Het citaat van Johannes de Doper is heel beknopt. Er wordt vermeld dat hij aan de mensen de blijde Boodschap verkondigt. (Lucas 3, 18) Het blijft dus niet bij dit angstwekkend citaat. Hij stelt het scherp, juist omdat hij de fundamentele keuze verwoordt die Jezus ook zelf zal verkondigen: ofwel geloof je, ofwel niet. Half-om-half geloven, is geen optie. Wat God betreft, is er van geloof geen lightversie beschikbaar.

Beproeving
Misschien kunnen we dit vuur beschouwen als symboliek voor de beproevingen en de tegenslagen die we in ons leven tegenkomen. Men kan gelouterd uit het vuur komen, gelouterd uit de crisis. (1 Petrus 1, 6-7) Het vuur kan ook de macht van het Kwaad zijn. (Efeziërs 6, 16) Door het weerstaan aan het kwaad sta je sterker, weerbaarder in je geloof. Een genadedoop na de eerste doop.

Het Vormsel, dat met Pinksteren verbonden is, voltooit het doopsel. Na het water volgt het vuur. Al is al bij het doopsel de doopkaars een eerste verwijzing naar de vuursymboliek.
Fragiel
Mogelijks is ons hele leven een vuurdoop. Er komt zoveel op ons af. Soms staan we sterk, soms zijn we kwetsbaar. De heilige Geest is met ons, al voelen we dat niet altijd even sterk.

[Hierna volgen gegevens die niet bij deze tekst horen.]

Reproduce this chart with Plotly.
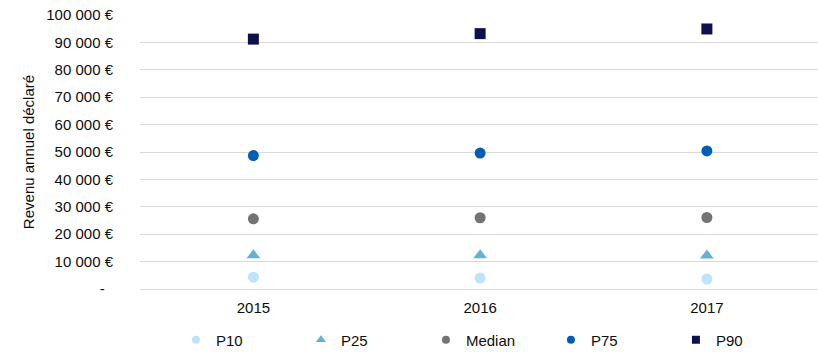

De advent geeft ons de gelegenheid om ons voor te bereiden op Kerstmis, op de geboorte van Jezus op aarde. Ook Hij zal bekoord worden, in de woestijn (Matteüs 4, 1-11). Ook Hij zal het lijden ontmoeten. Even fragiel zal Hij zijn Moeder aankijken van op het kruis als Hij haar aankijkt vanuit de kribbe. Die kwetsbaarheid is menselijk. Dat raakt aan de kern van Kerstmis. 

Intussen steken we een tweede kaars aan en neemt het vuur en het Licht toe. We zijn onderweg, het verlangen groeit in ons.